Lucy Skaer’s exhibition “A Boat Used as a Vessel” consisted of three new installations (2009), a fourth from 2008 and a scattering of earlier works, all characterized by an austere beauty and a sense of meaning being withheld. Like the other installations, Fabrication, located in the first room, combined objects and works on paper—here a series of large-scale monotypes hung around an antique wooden table with removable leaves. The prints, pulled from the surface of the inked table, consist of varying, serial-like arrangements of black rectangles. Here and there one can just discern a comma beneath the black, suggesting the repression of language. In the same room an untitled work presented two large-scale watercolors with aluminum leaf, and a half dozen wooden triangles seemingly tossed on the floor before them, like runes.
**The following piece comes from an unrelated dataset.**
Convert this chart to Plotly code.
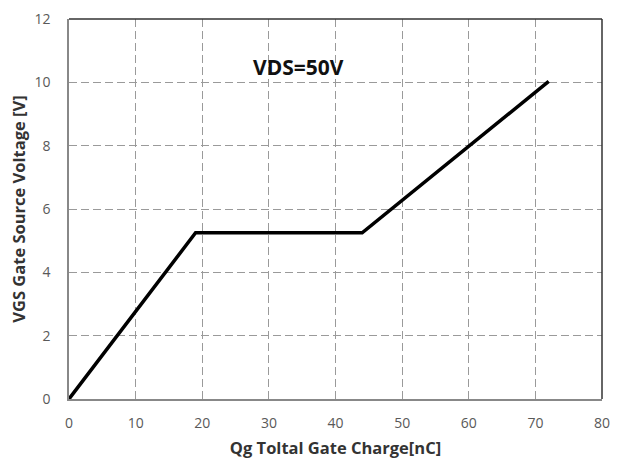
import plotly.graph_objects as go

# Data
qg = [0, 19, 44, 72]
vgs = [0, 5.25, 5.25, 10.03]
x_ticks = [0, 10, 20, 30, 40, 50, 60, 70, 80]
y_ticks = [0, 2, 4, 6, 8, 10, 12]
annotation_text = "VDS=50V"

fig = go.Figure()
fig.add_trace(go.Scatter(x=qg, y=vgs, mode="lines",
                         line=dict(color="black", width=3.5), showlegend=False))

font_family = "Open Sans, Liberation Sans, Arial"

fig.update_layout(
    width=618, height=462,
    margin=dict(l=69, r=16, t=19, b=63),
    paper_bgcolor="white", plot_bgcolor="white",
    font=dict(family=font_family, color="#595959", size=14),
    xaxis=dict(range=[0, 80], tickvals=x_ticks, showgrid=True, automargin=False,
               gridcolor="#9a9a9a", griddash="8px,4px", gridwidth=1.3,
               showline=True, linecolor="#888888", linewidth=1.5,
               zeroline=False, ticks="", ticklen=0, ticklabelstandoff=10,
               tickfont=dict(size=14, color="#595959"),
               title=dict(text="<b>Qg Toltal Gate Charge[nC]</b>",
                          font=dict(size=16.5, color="#333333"), standoff=12)),
    yaxis=dict(range=[0, 12], tickvals=y_ticks, showgrid=True, automargin=False,
               gridcolor="#9a9a9a", griddash="8px,4px", gridwidth=1.3,
               showline=True, linecolor="#888888", linewidth=1.5,
               zeroline=False, ticks="", ticklen=0, ticklabelstandoff=14,
               tickfont=dict(size=14, color="#595959"),
               title=dict(text="<b>VGS Gate Source Voltage [V]</b>",
                          font=dict(size=16.5, color="#333333"), standoff=5)),
)

# dark top and right frame
fig.add_shape(type="line", xref="paper", yref="paper", x0=0, x1=1, y0=1, y1=1,
              line=dict(color="#333333", width=1.5))
fig.add_shape(type="line", xref="paper", yref="paper", x0=1, x1=1, y0=0, y1=1,
              line=dict(color="#333333", width=1.5))

fig.add_annotation(x=34.5, y=10.5, text="<b>" + annotation_text + "</b>",
                   showarrow=False, font=dict(size=21, color="#111111", family=font_family))

fig.write_html("out.html")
Similar triangles appear in the paintings, along with a group of figures never explained and difficult to read, given the brightness of the white paper support and the reflectiveness of the aluminum leaf.
Further on, the small sculptural group Solid Ground—Liquid to Solid in 85 Years (2006), a group of circular and semicircular painted plaster objects resembling broken tops or fragments of architectural fittings, again arranged on the floor, are in fact Rorschach blot shapes fabricated in three dimensions.
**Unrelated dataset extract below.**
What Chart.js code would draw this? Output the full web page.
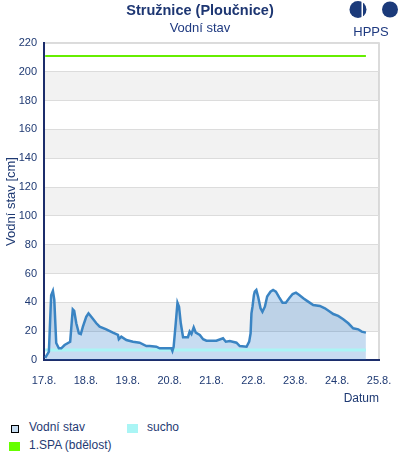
<!DOCTYPE html>
<html>
<head>
<meta charset="utf-8">
<script src="https://cdn.jsdelivr.net/npm/chart.js@4/dist/chart.umd.min.js"></script>
<style>
  html, body { margin: 0; padding: 0; background: #fff; }
  #wrap { position: relative; width: 400px; height: 460px; font-family: "Liberation Sans", Arial, sans-serif; color: #1f3a73; }
  #c { position: absolute; left: 0; top: 0; }
  .title { position: absolute; left: 0; width: 400px; text-align: center; white-space: nowrap; }
  #t1 { top: 2px; font-size: 14.5px; font-weight: bold; color: #1d3672; }
  #t2 { top: 20px; font-size: 13px; color: #1f3a80; }
  #logo { position: absolute; left: 340px; top: 0; }
  #hpps { position: absolute; left: 352px; top: 24px; width: 38px; text-align: center; font-size: 13px; color: #1f3a80; }
  .lg { position: absolute; font-size: 12px; color: #1f3a73; white-space: nowrap; }
  .sw { position: absolute; }
</style>
</head>
<body>
<div id="wrap">
  <canvas id="c" width="400" height="410"></canvas>
  <div class="title" id="t1">Stružnice (Ploučnice)</div>
  <div class="title" id="t2">Vodní stav</div>
  <svg id="logo" width="60" height="22">
    <circle cx="18" cy="9.5" r="8.5" fill="#1b3a7a"/>
    <rect x="21.5" y="0" width="1.5" height="20" fill="#fff"/>
    <circle cx="50" cy="9.5" r="8" fill="#1b3a7a"/>
  </svg>
  <div id="hpps">HPPS</div>
  <div class="sw" style="left:11px;top:425px;width:6px;height:6px;border:1px solid #000;background:#c6dcf0;"></div>
  <div class="lg" style="left:29px;top:420px;">Vodní stav</div>
  <div class="sw" style="left:127px;top:424px;width:11px;height:9px;background:#aaf5f5;"></div>
  <div class="lg" style="left:147px;top:420px;">sucho</div>
  <div class="sw" style="left:9px;top:442px;width:11px;height:9px;background:#66ff00;"></div>
  <div class="lg" style="left:29px;top:438px;">1.SPA (bdělost)</div>
</div>
<script>
// hours since 17.8. 00:00
const hours = [0.7, 2.8, 4.1, 5.1, 5.9, 7.0, 8.5, 9.9, 11.8, 15.0, 16.0, 16.5, 17.3, 18.5, 20.0, 21.1, 22.3, 24.2, 25.5, 27.1, 30.0, 31.9, 35.7, 39.5, 42.4, 42.9, 44.3, 47.2, 51.0, 54.8, 58.7, 60.6, 64.4, 66.3, 73.0, 73.6, 74.3, 75.5, 76.5, 77.4, 78.4, 79.7, 82.5, 83.5, 84.5, 85.8, 87.0, 89.3, 91.2, 93.1, 98.8, 102.6, 104.2, 106.5, 110.3, 112.2, 116.1, 117.6, 118.4, 118.9, 119.5, 120.3, 120.8, 121.7, 122.7, 124.1, 125.2, 126.6, 127.9, 129.8, 131.3, 132.9, 134.8, 136.7, 138.6, 140.5, 142.5, 144.4, 146.3, 148.6, 151.4, 154.3, 158.1, 161.0, 163.9, 165.8, 168.6, 171.5, 174.4, 177.2, 180.1, 182.1, 184.5];
const level = [1.5, 5.8, 45, 48, 41.7, 11.8, 8.1, 8.1, 10.4, 12.7, 27.8, 35.2, 34.2, 25.5, 18.5, 18, 23.1, 30, 32.4, 30, 25.5, 23.1, 21.3, 19, 17.4, 14.4, 16.2, 13.9, 12.7, 12, 9.7, 9.7, 9.2, 8.1, 8.1, 6.3, 9.2, 25.5, 39.8, 37, 25.5, 15.8, 15.8, 19.7, 18, 22.7, 19, 17.4, 14.4, 13.4, 13.4, 15.1, 12.7, 13.2, 12, 9.7, 9.2, 12.7, 18.5, 32.4, 37, 45, 47.4, 48.6, 44, 35.9, 33.5, 37, 44, 47.4, 48.6, 47.4, 43.5, 39.8, 39.8, 42.8, 45.8, 46.7, 45.1, 42.8, 40.5, 38.2, 37.5, 35.9, 33.5, 31.9, 30.6, 28.3, 25.5, 22, 21.3, 19.7, 19];
const suchoLevel = 7;
const spaLevel = 211;
const dayLabels = ['17.8.', '18.8.', '19.8.', '20.8.', '21.8.', '22.8.', '23.8.', '24.8.', '25.8.'];

const first = hours[0], last = hours[hours.length - 1];
const navy = '#1f3a73';
const fontFam = '"Liberation Sans", Arial, sans-serif';

const bands = {
  id: 'bands',
  beforeDraw(chart) {
    const {ctx, chartArea: a, scales: {y}} = chart;
    ctx.save();
    ctx.fillStyle = '#f2f2f2';
    for (let v = 20; v < 220; v += 40) {
      const y1 = y.getPixelForValue(v + 20), y2 = y.getPixelForValue(v);
      ctx.fillRect(a.left, y1, a.right - a.left, y2 - y1);
    }
    ctx.strokeStyle = '#d0d0d0';
    ctx.lineWidth = 1.5;
    ctx.beginPath();
    ctx.moveTo(a.left, a.top);
    ctx.lineTo(a.right, a.top);
    ctx.lineTo(a.right, a.bottom);
    ctx.stroke();
    ctx.restore();
  }
};

new Chart(document.getElementById('c'), {
  type: 'line',
  data: {
    datasets: [
      {
        label: 'Vodní stav',
        data: hours.map((h, i) => ({x: h, y: level[i]})),
        borderColor: '#3a84c3',
        borderWidth: 2.5,
        backgroundColor: 'rgba(20,110,195,0.24)',
        fill: 'origin',
        pointRadius: 0,
        tension: 0,
        order: 0
      },
      {
        label: 'sucho',
        data: [{x: first, y: suchoLevel}, {x: last, y: suchoLevel}],
        borderColor: '#aaf5f5',
        borderWidth: 3,
        pointRadius: 0,
        fill: false,
        order: 2
      },
      {
        label: '1.SPA (bdělost)',
        data: [{x: first, y: spaLevel}, {x: last, y: spaLevel}],
        borderColor: '#66ee00',
        borderWidth: 2,
        pointRadius: 0,
        fill: false,
        order: 1
      }
    ]
  },
  options: {
    responsive: false,
    animation: false,
    layout: { padding: { top: 43, right: 21, left: 0, bottom: 0 } },
    plugins: {
      legend: { display: false },
      tooltip: { enabled: false },
      filler: { drawTime: 'beforeDatasetsDraw' }
    },
    scales: {
      x: {
        type: 'linear',
        min: 0,
        max: 192,
        afterFit(s) { s.height = 50; },
        afterBuildTicks(s) { s.ticks = dayLabels.map((_, i) => ({value: i * 24})); },
        ticks: {
          callback: (v) => dayLabels[Math.round(v / 24)],
          font: { family: fontFam, size: 11 },
          color: navy,
          padding: 6,
          maxRotation: 0,
          autoSkip: false
        },
        grid: { display: false },
        border: { display: true, color: '#1c2d6b', width: 2 },
        title: {
          display: true,
          text: 'Datum',
          align: 'end',
          font: { family: fontFam, size: 12 },
          color: navy
        }
      },
      y: {
        min: 0,
        max: 220,
        afterFit(s) { s.width = 44; },
        ticks: {
          stepSize: 20,
          font: { family: fontFam, size: 11 },
          color: navy,
          padding: 7
        },
        grid: { color: '#dcdcdc', drawTicks: false, lineWidth: 1 },
        border: { display: true, color: '#1c2d6b', width: 2 },
        title: {
          display: true,
          text: 'Vodní stav [cm]',
          font: { family: fontFam, size: 13 },
          color: navy
        }
      }
    }
  },
  plugins: [bands]
});
</script>
</body>
</html>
Leviathan Edge features two wall-size multi-medium drawings and a minke whale skeleton on loan from a local natural history museum. Four white partitions with small gaps between them blocked physical access, allowing only glimpses of the artifact. Meticulously composed of small dark squares in graphite embellished with felt-tip-pen curlicues, the accompanying drawings nestle repeating screenprinted images of whale skeletons within segmented and abstract fields. Hovering on the threshold of legibility, the whales come and go as if decomposing and recomposing within their surroundings.
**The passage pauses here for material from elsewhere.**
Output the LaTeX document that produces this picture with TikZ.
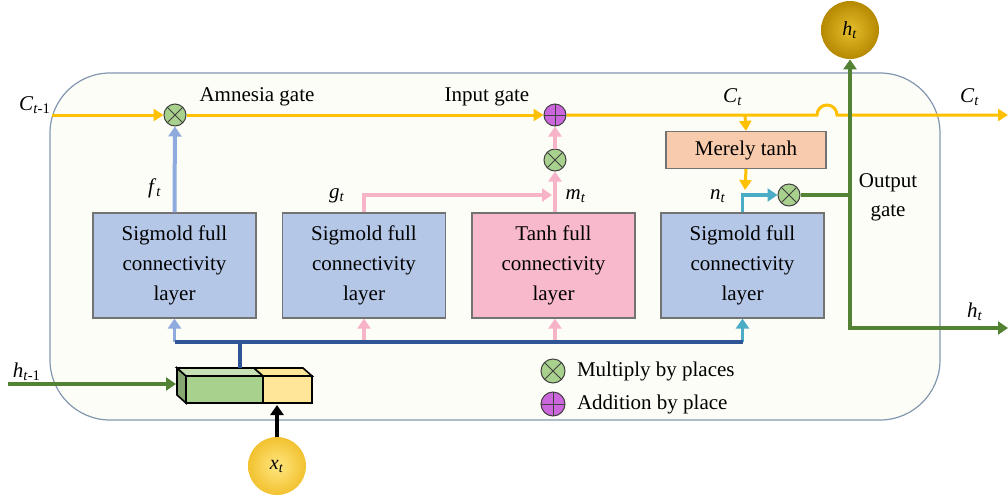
\documentclass[tikz,border=0pt]{standalone}
\usepackage{fontspec}
\setmainfont{Liberation Serif}
\usetikzlibrary{arrows.meta}

\definecolor{cellbg}{HTML}{FDFDF7}
\definecolor{cellline}{HTML}{8497B0}
\definecolor{memline}{HTML}{FFC000}
\definecolor{outgreen}{HTML}{548235}
\definecolor{sigblue}{HTML}{8FAADC}
\definecolor{busblue}{HTML}{2F5597}
\definecolor{tanhpink}{HTML}{F7B3C7}
\definecolor{nteal}{HTML}{4BACC6}
\definecolor{boxblue}{HTML}{B4C7E7}
\definecolor{boxpink}{HTML}{F8B9CC}
\definecolor{boxpeach}{HTML}{F8CBAD}
\definecolor{prodgreen}{HTML}{A9D18E}
\definecolor{sumpurple}{HTML}{CC66DD}
\definecolor{catyellow}{HTML}{FFE699}
\definecolor{htin}{HTML}{E6BE2E}
\definecolor{htout}{HTML}{B58900}
\definecolor{xtin}{HTML}{FFE680}
\definecolor{xtout}{HTML}{F2C230}

\newcommand{\sv}[2]{\textit{#1}\textsubscript{#2}}

\tikzset{
  layerbox/.style={draw=black!55, line width=0.6pt, fill=boxblue,
    minimum width=81.5pt, minimum height=52.5pt, align=center,
    font=\fontsize{10.5}{15}\selectfont},
  prodcirc/.style={circle, draw=black!75, line width=0.5pt, fill=prodgreen,
    minimum size=11pt, inner sep=0pt,
    path picture={\draw[black!75, line width=0.4pt]
      ([shift={(45:6pt)}]path picture bounding box.center) --
      ([shift={(225:6pt)}]path picture bounding box.center)
      ([shift={(135:6pt)}]path picture bounding box.center) --
      ([shift={(315:6pt)}]path picture bounding box.center);}},
  sumcirc/.style={circle, draw=black!75, line width=0.5pt, fill=sumpurple,
    minimum size=11pt, inner sep=0pt,
    path picture={\draw[black!75, line width=0.4pt]
      (path picture bounding box.north) -- (path picture bounding box.south)
      (path picture bounding box.west) -- (path picture bounding box.east);}},
  ball/.style={circle, minimum size=29pt, inner sep=0pt, shading=radial},
  lbl/.style={font=\fontsize{10.5}{13}\selectfont},
  memarrow/.style={memline, line width=1.5pt, -{Triangle[length=5pt, width=6pt]}},
  fatarrow/.style={line width=2pt, -{Triangle[length=5pt, width=6.5pt]}},
}

\begin{document}
\begin{tikzpicture}[x=0.5pt, y=-0.5pt]
  \useasboundingbox (0,0) rectangle (1008,499);
  %% cell body
  \draw[cellline, fill=cellbg, line width=0.6pt, rounded corners=30pt] (50,73) rectangle (940,420);

  %% layers
  \node[layerbox] (sig1) at (174.5,265.5) {Sigmold full\\connectivity\\layer};
  \node[layerbox] (sig2) at (364,265.5) {Sigmold full\\connectivity\\layer};
  \node[layerbox, fill=boxpink] (tanh1) at (553.5,265.5) {Tanh full\\connectivity\\layer};
  \node[layerbox] (sig3) at (742.5,265.5) {Sigmold full\\connectivity\\layer};
  \node[layerbox, fill=boxpeach, minimum width=80pt, minimum height=18.5pt] (mtanh) at (746,150) {Merely tanh};

  %% pointwise operations
  \node[prodcirc] (forget) at (175,115) {};
  \node[sumcirc] (update) at (555,115) {};
  \node[prodcirc] (gate) at (555,160) {};
  \node[prodcirc] (output) at (789,195) {};

  %% in / out
  \node[ball, inner color=htin, outer color=htout] (htop) at (850,30) {\sv{h}{\textit{t}}};
  \node[ball, inner color=xtin, outer color=xtout] (xt) at (277,466) {\sv{x}{\textit{t}}};
  \coordinate (cin) at (52,115);
  \coordinate (cout) at (1008,115);
  \coordinate (ctap) at (745,115);
  \coordinate (hop) at (817,115);
  \coordinate (ntap) at (745,190);
  \coordinate (gin) at (552,195);
  \coordinate (hout) at (1008,328);
  \coordinate (hin) at (8,384);
  \coordinate (catin) at (176,384);
  \coordinate (catbot) at (277,405);
  \coordinate (cat) at (240,368);
  \coordinate (bus) at (0,342);

  %% labels
  \node[lbl] (lcin) at (35,105) {\sv{C}{\textit{t}-1}};
  \node[lbl] (lct) at (733,97) {\sv{C}{\textit{t}}};
  \node[lbl] (lcout) at (970,97) {\sv{C}{\textit{t}}};
  \node[lbl] (lamn) at (257,97) {Amnesia gate};
  \node[lbl] (linp) at (487,97) {Input gate};
  \node[lbl] (lf) at (155,188) {\sv{f}{\textit{t}}};
  \node[lbl] (lg) at (337,196) {\sv{g}{\textit{t}}};
  \node[lbl] (lm) at (576,196) {\sv{m}{\textit{t}}};
  \node[lbl] (ln) at (718,196) {\sv{n}{\textit{t}}};
  \node[lbl, align=center, font=\fontsize{10.5}{14.5}\selectfont] (lout) at (888,197) {Output\\gate};
  \node[lbl] (lhout) at (975,312) {\sv{h}{\textit{t}}};
  \node[lbl] (lhin) at (27,372) {\sv{h}{\textit{t}-1}};

  %% cell state line
  \draw[memarrow] (cin) -- (forget);
  \draw[memarrow] (forget) -- (update);
  \draw[memarrow] (update) -- (hop) arc[start angle=180, end angle=0, radius=5pt] -- (cout);
  \draw[memarrow] (ctap) -- (mtanh.north);
  \draw[memarrow] (mtanh.south) -- (ntap);

  %% gate outputs
  \draw[fatarrow, sigblue] (sig1.north) -- (forget);
  \draw[fatarrow, tanhpink, line width=1.6pt] (sig2.north) |- (gin);
  \draw[fatarrow, tanhpink] (tanh1.north -| gate) -- (gate);
  \draw[fatarrow, tanhpink] (gate) -- (update);
  \draw[fatarrow, nteal, line width=1.6pt] (sig3.north) |- (output);

  %% hidden state out
  \draw[fatarrow, outgreen] (output) -| (htop);
  \draw[fatarrow, outgreen] (output -| htop) |- (hout);

  %% concatenated input
  \draw[black, line width=0.8pt, fill=prodgreen!80!black] (177,368) -- (186,376) -- (186,403) -- (177,395) -- cycle;
  \draw[black, line width=0.8pt, fill=prodgreen!65!white] (177,368) -- (254,368) -- (263,376) -- (186,376) -- cycle;
  \draw[black, line width=0.8pt, fill=catyellow] (254,368) -- (303,368) -- (312,376) -- (263,376) -- cycle;
  \draw[black, line width=0.8pt, fill=prodgreen] (186,376) rectangle (263,403);
  \draw[black, line width=0.8pt, fill=catyellow] (263,376) rectangle (312,403);
  \draw[fatarrow, outgreen] (hin) -- (catin);
  \draw[fatarrow, black, line width=1.6pt] (xt) -- (catbot);

  %% bus to the layers
  \draw[fatarrow, sigblue, line width=1.6pt] (sig1.south |- bus) -- (sig1.south);
  \draw[fatarrow, tanhpink, line width=1.6pt] (sig2.south |- bus) -- (sig2.south);
  \draw[fatarrow, tanhpink, line width=1.6pt] (gate |- bus) -- (gate |- tanh1.south);
  \draw[fatarrow, nteal, line width=1.6pt] (sig3.south |- bus) -- (sig3.south);
  \draw[busblue, line width=2pt] (sig1.south |- bus) -- (sig3.south |- bus);
  \draw[busblue, line width=2pt] (cat |- bus) -- (cat);

  %% legend
  \node[prodcirc, minimum size=12pt] (keyprod) at (553,371) {};
  \node[lbl, anchor=west] (lkeyprod) at (570,371) {Multiply by places};
  \node[sumcirc, minimum size=12pt] (keysum) at (553,404) {};
  \node[lbl, anchor=west] (lkeysum) at (570,404) {Addition by place};
\end{tikzpicture}
\end{document}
In the final room, The Siege (2008) was bounded on one side by a massive, crescent-shaped cinder-block wall, and featured a spare configuration of antique wooden tables accompanied by the monoprints they produced. In this case, the tabletops had been carved to print zeros and a hand. The installation also included sculptural forms copped from Constantin Brancusi and Paul Nash. A black wooden Bird in Space, for example, was multiplied in two groups—one consisting of around a dozen standing Birds and the other a pile of them stacked, like ammunition. Nash’s painting Landscape from a Dream (1936-38) is cited in another object in the installation—a wooden folding screenlike object with open panels, which felt like an isolated grammatical element. Clearly trading in linguistic syntax, this installation nevertheless demonstrated a resistance to language, at once demanding and confounding interpretative engagement.